Dalam sidang perdana (4/10), Adi Wibowo menguarai seluruh isi gugatannya di hadapan majelis hakim. Dalam gugatannya, para penggugat adalah pemilik buku tanah hak guna bangunan (HGB) Nomor 92 yang terletak di Kelurahan Pandean, Kecamatan Taman, Kota Madiun. Tanah ini merupakan tanah negara bebas dengan hak pengelolaan lahan (HPL) . Hal tersebut sesuai perjanjian antara tergugat (Walikota Madiun) dengan penggugat I (Herlyana) Nomor 181.1/143.003/1997 dan adendum Nomor 181.1/509./413.003/1997.
“Bahwa, para penggugat telah menguasai tanah bebas eks terminal Sleko, Kota Madiun, sejak tahun 1977. Bahwa, pada tahun 1996, tanah yang dikuasai penggugat secara administrasi oleh pemerintah diberikan hak penguasaan lahan untuk service mobil,” demikian isi sebagian gugatatan yang dibacakan kuasa hukum para penggugat, Adi Wibowo.
Namun tiba-tiba, tanggal 2 Maret 2015, para penggugat menerima surat dari tergugat yang isinya agar para penggugat menyerahkan obyek tanpa syarat. Tapi ketika surat tersebut dijawab oleh para penggugat, tidak mendapatkan tanggapan dari tergugat.
Selain perjanjian tersebut ada adendum Nomor 181.1/248/413.003/1997 antara penggugat dengan tergugat tentang hak untuk mengajukan permohonan HGB atas hak pengelolaan Nomor 2 Kelurahan Pandean.
Isinya, pihak kedua (penggugat) menyetujui untuk memberi uang kompensasi kepada pihak ke I (tergugat) sebesar Rp.300 ribu/tiap bulan. Jika ada keterlambatan dikenakan denda sebesar 10 persen. Setiap 5 tahun sekali diadakan peninjauan kembali baik besarnya kompensasi maupun pajak lain sesuai perkembangan moneter berdasarkan peraturan perundang-undangan.

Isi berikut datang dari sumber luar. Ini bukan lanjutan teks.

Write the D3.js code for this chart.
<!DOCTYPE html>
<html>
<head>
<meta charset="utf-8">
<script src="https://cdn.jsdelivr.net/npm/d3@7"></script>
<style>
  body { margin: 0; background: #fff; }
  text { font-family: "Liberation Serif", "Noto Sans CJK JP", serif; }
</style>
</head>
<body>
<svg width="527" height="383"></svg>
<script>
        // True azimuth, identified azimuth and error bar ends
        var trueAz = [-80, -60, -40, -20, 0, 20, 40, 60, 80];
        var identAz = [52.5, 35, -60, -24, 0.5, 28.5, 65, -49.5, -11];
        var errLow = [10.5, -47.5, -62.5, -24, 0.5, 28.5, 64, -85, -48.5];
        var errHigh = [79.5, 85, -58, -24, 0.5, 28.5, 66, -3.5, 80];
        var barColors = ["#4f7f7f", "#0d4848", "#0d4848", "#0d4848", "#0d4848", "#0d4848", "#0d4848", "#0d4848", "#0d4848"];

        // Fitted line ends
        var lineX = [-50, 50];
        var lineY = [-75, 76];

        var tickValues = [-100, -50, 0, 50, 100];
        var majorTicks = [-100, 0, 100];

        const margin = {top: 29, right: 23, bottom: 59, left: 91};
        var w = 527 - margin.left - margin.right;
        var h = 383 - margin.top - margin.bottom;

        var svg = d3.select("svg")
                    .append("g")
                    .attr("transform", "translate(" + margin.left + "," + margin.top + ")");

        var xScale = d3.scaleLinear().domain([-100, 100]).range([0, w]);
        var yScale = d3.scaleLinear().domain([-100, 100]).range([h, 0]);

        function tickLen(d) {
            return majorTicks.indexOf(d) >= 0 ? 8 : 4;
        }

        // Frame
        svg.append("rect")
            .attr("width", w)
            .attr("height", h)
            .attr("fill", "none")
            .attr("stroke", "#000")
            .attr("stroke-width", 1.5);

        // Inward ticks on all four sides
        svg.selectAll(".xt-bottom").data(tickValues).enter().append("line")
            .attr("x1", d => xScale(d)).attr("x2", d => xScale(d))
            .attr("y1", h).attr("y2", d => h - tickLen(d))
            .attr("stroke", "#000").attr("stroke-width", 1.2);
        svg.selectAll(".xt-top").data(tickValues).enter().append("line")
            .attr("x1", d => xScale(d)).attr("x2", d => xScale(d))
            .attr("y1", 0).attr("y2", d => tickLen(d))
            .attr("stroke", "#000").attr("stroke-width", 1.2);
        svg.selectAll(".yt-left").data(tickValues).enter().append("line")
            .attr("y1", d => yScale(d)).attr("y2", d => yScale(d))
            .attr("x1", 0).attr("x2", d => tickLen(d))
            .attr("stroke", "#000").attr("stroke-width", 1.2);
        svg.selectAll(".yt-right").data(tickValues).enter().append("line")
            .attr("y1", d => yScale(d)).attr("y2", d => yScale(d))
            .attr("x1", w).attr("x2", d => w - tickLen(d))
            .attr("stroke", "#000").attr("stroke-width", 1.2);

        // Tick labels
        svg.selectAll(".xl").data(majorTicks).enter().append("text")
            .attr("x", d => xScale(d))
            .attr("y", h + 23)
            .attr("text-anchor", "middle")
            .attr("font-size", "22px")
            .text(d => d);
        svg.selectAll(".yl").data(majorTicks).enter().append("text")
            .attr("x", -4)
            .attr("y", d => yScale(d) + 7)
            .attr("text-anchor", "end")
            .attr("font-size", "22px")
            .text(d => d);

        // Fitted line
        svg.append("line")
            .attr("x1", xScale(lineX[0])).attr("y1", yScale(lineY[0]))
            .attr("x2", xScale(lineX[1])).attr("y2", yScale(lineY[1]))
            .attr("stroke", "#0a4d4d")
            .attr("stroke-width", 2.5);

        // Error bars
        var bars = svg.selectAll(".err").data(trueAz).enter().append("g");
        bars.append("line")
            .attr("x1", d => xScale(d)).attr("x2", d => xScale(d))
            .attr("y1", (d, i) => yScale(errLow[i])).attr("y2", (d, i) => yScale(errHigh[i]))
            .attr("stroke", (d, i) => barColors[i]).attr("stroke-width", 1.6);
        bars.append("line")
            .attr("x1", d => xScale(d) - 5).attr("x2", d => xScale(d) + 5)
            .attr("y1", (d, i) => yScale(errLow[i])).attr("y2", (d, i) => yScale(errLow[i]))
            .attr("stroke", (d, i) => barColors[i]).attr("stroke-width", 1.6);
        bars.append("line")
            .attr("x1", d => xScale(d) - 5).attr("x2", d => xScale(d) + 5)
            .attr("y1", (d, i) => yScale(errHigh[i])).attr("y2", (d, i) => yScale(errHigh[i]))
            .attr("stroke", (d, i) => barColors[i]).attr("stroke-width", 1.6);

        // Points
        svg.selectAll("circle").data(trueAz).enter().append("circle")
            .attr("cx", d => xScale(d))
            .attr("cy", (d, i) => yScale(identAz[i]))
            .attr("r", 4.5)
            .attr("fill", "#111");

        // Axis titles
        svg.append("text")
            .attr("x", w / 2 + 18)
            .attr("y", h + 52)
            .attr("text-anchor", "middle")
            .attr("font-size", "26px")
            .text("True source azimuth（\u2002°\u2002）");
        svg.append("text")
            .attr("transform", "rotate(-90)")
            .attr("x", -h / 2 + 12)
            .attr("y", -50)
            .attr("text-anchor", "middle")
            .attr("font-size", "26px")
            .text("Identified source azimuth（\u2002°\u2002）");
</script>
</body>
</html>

Berdasarkan alasan sebagaimana yang telah diuraikan, penggugat minta kepada majelis hakim yang menangani perkara ini memutus dengan amar putusan, dalam provisi, mengabulkan gugatan provisi penggugat untuk seluruhnya. Menetapkan pengelolaan obyek sengketa sesuai sertifikat HGB nomor 920 atas nama Herlyana secara keseluruhan kepada penggugat seperti kedudukan semula selama bergulirnya perkara aquo dalam pemeriksaan di persidangan dan selama proses gugatan belum berkekuatan hukum tetap.

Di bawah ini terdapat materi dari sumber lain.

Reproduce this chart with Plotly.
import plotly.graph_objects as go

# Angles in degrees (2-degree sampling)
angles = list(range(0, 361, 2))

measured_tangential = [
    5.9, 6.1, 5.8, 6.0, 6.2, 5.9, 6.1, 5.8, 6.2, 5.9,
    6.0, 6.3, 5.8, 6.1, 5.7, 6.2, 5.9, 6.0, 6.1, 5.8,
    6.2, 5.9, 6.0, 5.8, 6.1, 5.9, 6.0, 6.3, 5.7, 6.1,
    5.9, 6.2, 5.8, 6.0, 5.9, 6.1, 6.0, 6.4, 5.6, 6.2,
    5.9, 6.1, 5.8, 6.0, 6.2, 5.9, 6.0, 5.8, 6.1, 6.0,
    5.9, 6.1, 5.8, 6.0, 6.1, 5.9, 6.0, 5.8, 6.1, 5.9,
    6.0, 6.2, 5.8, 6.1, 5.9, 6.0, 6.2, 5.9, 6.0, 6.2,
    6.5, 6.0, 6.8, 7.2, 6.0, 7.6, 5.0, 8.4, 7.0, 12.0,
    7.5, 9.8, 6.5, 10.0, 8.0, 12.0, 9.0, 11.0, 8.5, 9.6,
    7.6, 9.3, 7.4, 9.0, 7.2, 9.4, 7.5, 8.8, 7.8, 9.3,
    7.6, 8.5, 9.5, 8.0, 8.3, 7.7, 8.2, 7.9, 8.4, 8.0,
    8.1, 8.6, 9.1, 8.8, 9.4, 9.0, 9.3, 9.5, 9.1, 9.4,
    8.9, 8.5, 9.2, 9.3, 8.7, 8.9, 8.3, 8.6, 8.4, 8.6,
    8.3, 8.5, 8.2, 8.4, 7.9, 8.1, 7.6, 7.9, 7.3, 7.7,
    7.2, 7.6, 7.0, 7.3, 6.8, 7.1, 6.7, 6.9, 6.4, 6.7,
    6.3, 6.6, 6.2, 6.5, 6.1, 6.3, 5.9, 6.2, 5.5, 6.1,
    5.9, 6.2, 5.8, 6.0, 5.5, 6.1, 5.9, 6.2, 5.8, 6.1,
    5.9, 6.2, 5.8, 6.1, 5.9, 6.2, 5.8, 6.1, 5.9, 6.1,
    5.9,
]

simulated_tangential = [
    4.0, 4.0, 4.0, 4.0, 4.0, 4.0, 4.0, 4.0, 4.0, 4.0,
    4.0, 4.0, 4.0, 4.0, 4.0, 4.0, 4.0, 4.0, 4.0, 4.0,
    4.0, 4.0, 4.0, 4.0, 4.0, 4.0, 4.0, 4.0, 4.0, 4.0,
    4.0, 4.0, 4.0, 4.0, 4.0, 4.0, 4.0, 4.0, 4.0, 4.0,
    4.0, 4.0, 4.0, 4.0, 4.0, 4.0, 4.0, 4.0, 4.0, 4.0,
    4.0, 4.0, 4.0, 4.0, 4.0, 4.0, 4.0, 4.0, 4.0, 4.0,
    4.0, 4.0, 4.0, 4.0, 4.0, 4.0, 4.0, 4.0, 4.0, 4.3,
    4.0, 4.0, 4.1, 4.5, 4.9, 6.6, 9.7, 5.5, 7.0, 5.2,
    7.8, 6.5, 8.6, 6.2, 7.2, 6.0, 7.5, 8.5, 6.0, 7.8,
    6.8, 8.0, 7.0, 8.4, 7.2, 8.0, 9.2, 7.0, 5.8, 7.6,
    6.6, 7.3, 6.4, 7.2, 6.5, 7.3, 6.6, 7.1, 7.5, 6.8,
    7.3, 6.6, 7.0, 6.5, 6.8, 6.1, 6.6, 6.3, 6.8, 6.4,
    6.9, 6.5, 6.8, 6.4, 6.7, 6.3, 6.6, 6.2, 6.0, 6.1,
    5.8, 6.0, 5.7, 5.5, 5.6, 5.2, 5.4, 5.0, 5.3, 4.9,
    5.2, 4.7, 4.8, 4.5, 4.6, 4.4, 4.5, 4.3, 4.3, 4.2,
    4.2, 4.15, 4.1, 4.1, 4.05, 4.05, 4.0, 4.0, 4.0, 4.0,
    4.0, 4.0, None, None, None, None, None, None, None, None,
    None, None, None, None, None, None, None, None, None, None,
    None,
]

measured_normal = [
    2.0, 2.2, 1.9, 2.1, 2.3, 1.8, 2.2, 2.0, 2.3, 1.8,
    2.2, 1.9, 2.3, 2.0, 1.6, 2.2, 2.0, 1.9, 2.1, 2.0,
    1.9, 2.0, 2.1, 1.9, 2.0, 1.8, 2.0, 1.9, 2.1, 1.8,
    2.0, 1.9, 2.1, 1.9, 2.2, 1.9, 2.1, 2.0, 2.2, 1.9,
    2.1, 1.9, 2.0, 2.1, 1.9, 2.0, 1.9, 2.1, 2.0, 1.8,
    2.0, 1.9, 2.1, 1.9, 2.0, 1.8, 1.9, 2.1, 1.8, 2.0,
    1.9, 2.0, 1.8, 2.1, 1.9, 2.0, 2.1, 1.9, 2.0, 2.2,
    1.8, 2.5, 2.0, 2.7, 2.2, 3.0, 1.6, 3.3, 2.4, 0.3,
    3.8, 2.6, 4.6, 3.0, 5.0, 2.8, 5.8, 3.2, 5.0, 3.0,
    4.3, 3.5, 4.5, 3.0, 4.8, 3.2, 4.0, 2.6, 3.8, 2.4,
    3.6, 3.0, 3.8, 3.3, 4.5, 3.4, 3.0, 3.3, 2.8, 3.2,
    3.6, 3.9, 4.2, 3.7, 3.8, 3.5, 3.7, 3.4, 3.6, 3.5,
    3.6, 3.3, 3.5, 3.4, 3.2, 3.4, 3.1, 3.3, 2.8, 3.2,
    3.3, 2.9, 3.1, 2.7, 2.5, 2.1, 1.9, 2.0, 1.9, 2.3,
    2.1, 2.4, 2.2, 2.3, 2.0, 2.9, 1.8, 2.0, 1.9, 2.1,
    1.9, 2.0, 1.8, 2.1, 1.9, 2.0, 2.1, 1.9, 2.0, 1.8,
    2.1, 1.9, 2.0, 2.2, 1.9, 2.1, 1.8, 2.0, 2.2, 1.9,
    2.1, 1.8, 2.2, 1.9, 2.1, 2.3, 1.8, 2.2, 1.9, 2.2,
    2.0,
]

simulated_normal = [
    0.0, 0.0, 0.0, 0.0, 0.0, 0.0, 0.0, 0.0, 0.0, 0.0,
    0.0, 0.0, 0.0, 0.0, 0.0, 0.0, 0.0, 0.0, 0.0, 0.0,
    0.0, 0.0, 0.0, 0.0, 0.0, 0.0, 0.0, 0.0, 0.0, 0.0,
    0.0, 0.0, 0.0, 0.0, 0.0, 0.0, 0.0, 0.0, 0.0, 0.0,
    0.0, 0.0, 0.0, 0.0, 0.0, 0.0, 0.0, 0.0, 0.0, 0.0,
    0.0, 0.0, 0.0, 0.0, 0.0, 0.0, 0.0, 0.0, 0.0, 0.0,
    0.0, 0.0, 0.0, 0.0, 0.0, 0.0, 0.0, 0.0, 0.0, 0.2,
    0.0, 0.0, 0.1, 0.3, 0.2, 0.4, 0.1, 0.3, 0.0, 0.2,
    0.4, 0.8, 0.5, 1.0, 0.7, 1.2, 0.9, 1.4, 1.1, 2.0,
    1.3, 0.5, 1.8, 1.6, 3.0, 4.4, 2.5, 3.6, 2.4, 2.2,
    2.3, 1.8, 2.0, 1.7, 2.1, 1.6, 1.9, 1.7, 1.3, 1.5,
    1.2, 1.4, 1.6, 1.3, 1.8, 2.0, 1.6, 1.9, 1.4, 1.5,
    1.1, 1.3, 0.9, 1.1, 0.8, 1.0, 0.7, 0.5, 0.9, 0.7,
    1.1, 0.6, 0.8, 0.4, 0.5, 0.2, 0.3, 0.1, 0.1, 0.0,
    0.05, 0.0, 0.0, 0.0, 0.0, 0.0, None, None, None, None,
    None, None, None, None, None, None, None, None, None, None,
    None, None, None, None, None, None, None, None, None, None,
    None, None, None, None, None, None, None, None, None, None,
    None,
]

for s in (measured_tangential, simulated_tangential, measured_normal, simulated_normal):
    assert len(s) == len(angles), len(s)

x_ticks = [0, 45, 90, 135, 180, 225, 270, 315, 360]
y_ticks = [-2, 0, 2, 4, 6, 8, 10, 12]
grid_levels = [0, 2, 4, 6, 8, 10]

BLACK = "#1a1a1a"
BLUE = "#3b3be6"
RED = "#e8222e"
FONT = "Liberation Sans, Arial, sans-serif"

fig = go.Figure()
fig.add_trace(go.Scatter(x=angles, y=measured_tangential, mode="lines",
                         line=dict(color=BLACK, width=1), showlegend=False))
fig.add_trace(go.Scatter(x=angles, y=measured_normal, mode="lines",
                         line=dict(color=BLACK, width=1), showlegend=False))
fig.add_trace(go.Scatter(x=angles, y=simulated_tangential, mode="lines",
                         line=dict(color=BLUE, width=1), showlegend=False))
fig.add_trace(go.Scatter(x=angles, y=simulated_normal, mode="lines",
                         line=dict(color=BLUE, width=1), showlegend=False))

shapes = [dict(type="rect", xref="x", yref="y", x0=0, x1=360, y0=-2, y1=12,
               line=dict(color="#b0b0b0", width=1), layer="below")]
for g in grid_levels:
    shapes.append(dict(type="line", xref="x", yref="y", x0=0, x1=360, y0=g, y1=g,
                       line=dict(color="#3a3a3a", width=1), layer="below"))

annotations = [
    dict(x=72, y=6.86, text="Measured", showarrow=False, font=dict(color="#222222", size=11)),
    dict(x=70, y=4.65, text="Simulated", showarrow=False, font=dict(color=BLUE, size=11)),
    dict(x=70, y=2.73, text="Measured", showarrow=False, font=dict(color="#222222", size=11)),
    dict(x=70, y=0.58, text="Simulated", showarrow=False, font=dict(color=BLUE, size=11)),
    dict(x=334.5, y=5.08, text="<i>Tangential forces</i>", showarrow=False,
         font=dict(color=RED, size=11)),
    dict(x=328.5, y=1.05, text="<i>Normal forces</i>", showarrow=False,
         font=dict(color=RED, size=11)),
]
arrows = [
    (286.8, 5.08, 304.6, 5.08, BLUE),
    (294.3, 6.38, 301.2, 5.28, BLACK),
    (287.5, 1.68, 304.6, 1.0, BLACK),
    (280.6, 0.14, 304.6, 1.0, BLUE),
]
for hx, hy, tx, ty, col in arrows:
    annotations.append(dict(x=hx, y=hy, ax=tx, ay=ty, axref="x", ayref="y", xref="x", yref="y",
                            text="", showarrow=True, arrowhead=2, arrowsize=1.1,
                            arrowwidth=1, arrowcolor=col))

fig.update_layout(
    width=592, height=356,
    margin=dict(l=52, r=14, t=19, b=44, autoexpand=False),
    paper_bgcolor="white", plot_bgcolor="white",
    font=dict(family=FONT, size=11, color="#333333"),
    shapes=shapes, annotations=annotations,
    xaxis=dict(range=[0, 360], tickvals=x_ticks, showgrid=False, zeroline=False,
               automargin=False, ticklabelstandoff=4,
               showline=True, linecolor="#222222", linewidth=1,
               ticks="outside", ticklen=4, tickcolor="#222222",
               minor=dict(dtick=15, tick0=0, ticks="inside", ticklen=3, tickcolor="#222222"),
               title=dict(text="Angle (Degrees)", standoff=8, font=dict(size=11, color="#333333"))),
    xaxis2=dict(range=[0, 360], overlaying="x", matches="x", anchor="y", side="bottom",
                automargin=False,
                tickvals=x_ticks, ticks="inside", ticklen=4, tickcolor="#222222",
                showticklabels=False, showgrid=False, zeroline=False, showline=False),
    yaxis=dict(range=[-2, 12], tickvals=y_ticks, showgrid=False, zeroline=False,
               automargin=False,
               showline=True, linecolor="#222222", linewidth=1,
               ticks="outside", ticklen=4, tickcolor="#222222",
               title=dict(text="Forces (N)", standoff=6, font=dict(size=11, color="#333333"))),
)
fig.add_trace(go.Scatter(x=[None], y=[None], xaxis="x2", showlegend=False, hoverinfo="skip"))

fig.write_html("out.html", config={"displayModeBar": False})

Kemudian dalam pokok perkara, hakim diminta mengabulkan gugatan para penggugat untuk seluruhnya. Menyatakan surat perjanjian nomor 181.1/248/413.003/1997 tanggal 13 Maret 1997 jo adendum surat perjanjian nomor 181.1/509/413.003/1997 tentang pemberian hak untuk mengajukan permohonan hak guna bangunan atas tanah hak pengelolaan Nomor 2 Kelurahan Pandean, adalah sah. (Dibyo).